Iraqis celebrate first Christmas near Mosul after Islamic State pushback

Internally displaced people, who fled the Islamic State stronghold of Mosul, walk in the mud following heavy rain, at Khazer camp, Iraq

A few hundred Iraqi Christians flocked on Saturday to Bartella, a northern town recently retaken from Islamic State, to celebrate Christmas for the first time since 2013.

Bartella, once home to thousands of Assyrian Christians, emptied in August 2014 when it fell to Islamic State’s blitz across large parts of Iraq and neighbouring Syria. Iraqi forces took it back in the first few days of the U.S.-backed offensive that started in October.

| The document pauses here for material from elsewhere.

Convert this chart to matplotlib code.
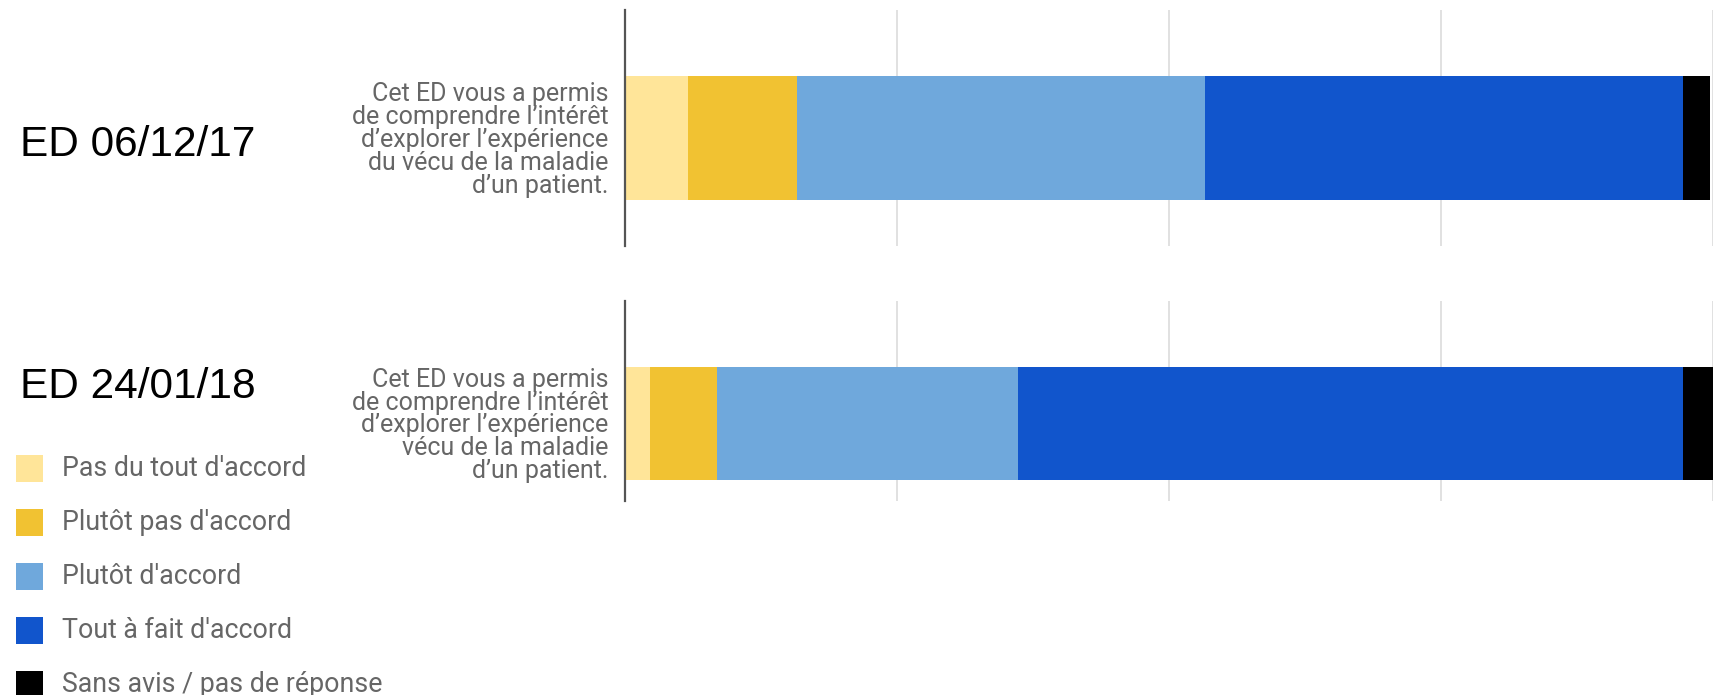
import numpy as np
import matplotlib.pyplot as plt
from matplotlib.patches import Rectangle

# answer categories and colours (Google sheets palette)
categories = ["Pas du tout d'accord", "Plutôt pas d'accord", "Plutôt d'accord",
              "Tout à fait d'accord", "Sans avis / pas de réponse"]
colors = ["#ffe599", "#f1c232", "#6fa8dc", "#1155cc", "#000000"]

sessions = ["ED 06/12/17", "ED 24/01/18"]
questions = ["Cet ED vous a permis\nde comprendre l’intérêt\nd’explorer l’expérience\ndu vécu de la maladie\nd’un patient.",
             "Cet ED vous a permis\nde comprendre l’intérêt\nd’explorer l’expérience\nvécu de la maladie\nd’un patient."]

# % of answers
ed1_values = [5.8, 10.0, 37.5, 43.9, 2.5]
ed2_values = [2.3, 6.2, 27.6, 61.1, 2.8]
xticks = [25, 50, 75, 100]

W, H = 1719, 695
fig = plt.figure(figsize=(W / 100, H / 100), dpi=100)

def px_axes(x0, y0, x1, y1):
    return fig.add_axes([x0 / W, 1 - y1 / H, (x1 - x0) / W, (y1 - y0) / H])

def stacked(ax, values, question, ylim, height):
    left = 0
    for v, c in zip(values, colors):
        ax.barh(0, v, left=left, height=height, color=c, linewidth=0, zorder=3)
        left += v
    ax.set_xlim(0, 100)
    ax.set_ylim(*ylim)
    ax.set_xticks(xticks)
    ax.set_xticklabels([])
    ax.tick_params(axis='x', length=0)
    ax.grid(axis='x', color='#dedede', linewidth=1.3, zorder=0)
    ax.set_yticks([0])
    ax.set_yticklabels([question], fontfamily='Roboto', fontsize=18,
                       color='#666666', linespacing=0.94)
    ax.tick_params(axis='y', length=0, pad=12)
    for s in ['top', 'right', 'bottom']:
        ax.spines[s].set_visible(False)
    ax.spines['left'].set_color('#555555')
    ax.spines['left'].set_linewidth(1.6)
    ax.spines['left'].set_zorder(4)

ax1 = px_axes(625, 10, 1713, 246)
stacked(ax1, ed1_values, questions[0], (-0.458, 0.542), 0.525)
ax2 = px_axes(625, 301, 1713, 501)
stacked(ax2, ed2_values, questions[1], (-0.3875, 0.6125), 0.565)

# session labels
fig.text(20 / W, 1 - 145 / H, sessions[0], fontfamily='Liberation Sans',
         fontsize=30.5, va='center', ha='left', color='black')
fig.text(20 / W, 1 - 387 / H, sessions[1], fontfamily='Liberation Sans',
         fontsize=30.5, va='center', ha='left', color='black')

# legend drawn by hand, bottom left
for i, (cat, c) in enumerate(zip(categories, colors)):
    yc = 468 + i * 54
    fig.add_artist(Rectangle((16 / W, 1 - (yc + 13.5) / H), 27 / W, 27 / H,
                             transform=fig.transFigure, color=c, linewidth=0))
    fig.text(62 / W, 1 - yc / H, cat, fontfamily='Roboto', fontsize=19.3,
             color='#666666', va='center', ha='left')

fig.savefig('out.png', dpi=100)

“It is a mix of sadness and happiness,” said Bishop Mussa Shemali before a Christmas eve ceremony at Mar Shimoni church, which has been badly damaged, with crosses taken down and statues of saints defaced.

“We are sad to see what has been done to our holiest places by our own countrymen, but at the same time we are happy to celebrate the first mass in two years.”

The region of Nineveh is one of the most ancient settlements of Christianity, going back nearly 2,000 years.

Islamic State targeted all non-Sunni Muslim groups living under its rule, also inflicting harsh punishment on Sunnis who wouldn’t abide by its extreme interpretation of Islam.

The region’s Christians were given an ultimatum: pay a tax, convert to Islam, or die by the sword. Most of them fled to the autonomous Kurdish region, across the Zab river, to the east.

It will be some time before people can return to the town which remains without basic services, and many buildings still bear the scars of the fighting.

“This is the best day of my life. Sometimes I thought it would never come,” said Shrook Tawfiq, a 52-year-old housewife displaced to the nearby Kurdish city of Erbil.

The front line in the battle to retake Mosul – Islamic State’s last major stronghold in Iraq, has moved a few kilometres to the west, into eastern districts where the militants are dug in among civilians, fighting off the advance of elite Iraqi units with suicide car bombs, mortars and snipers.

More than one million people are estimated to live in areas of the city that remain under militant control, complicating the war plans of the Iraqi army and the U.S.-led coalition providing air and ground support.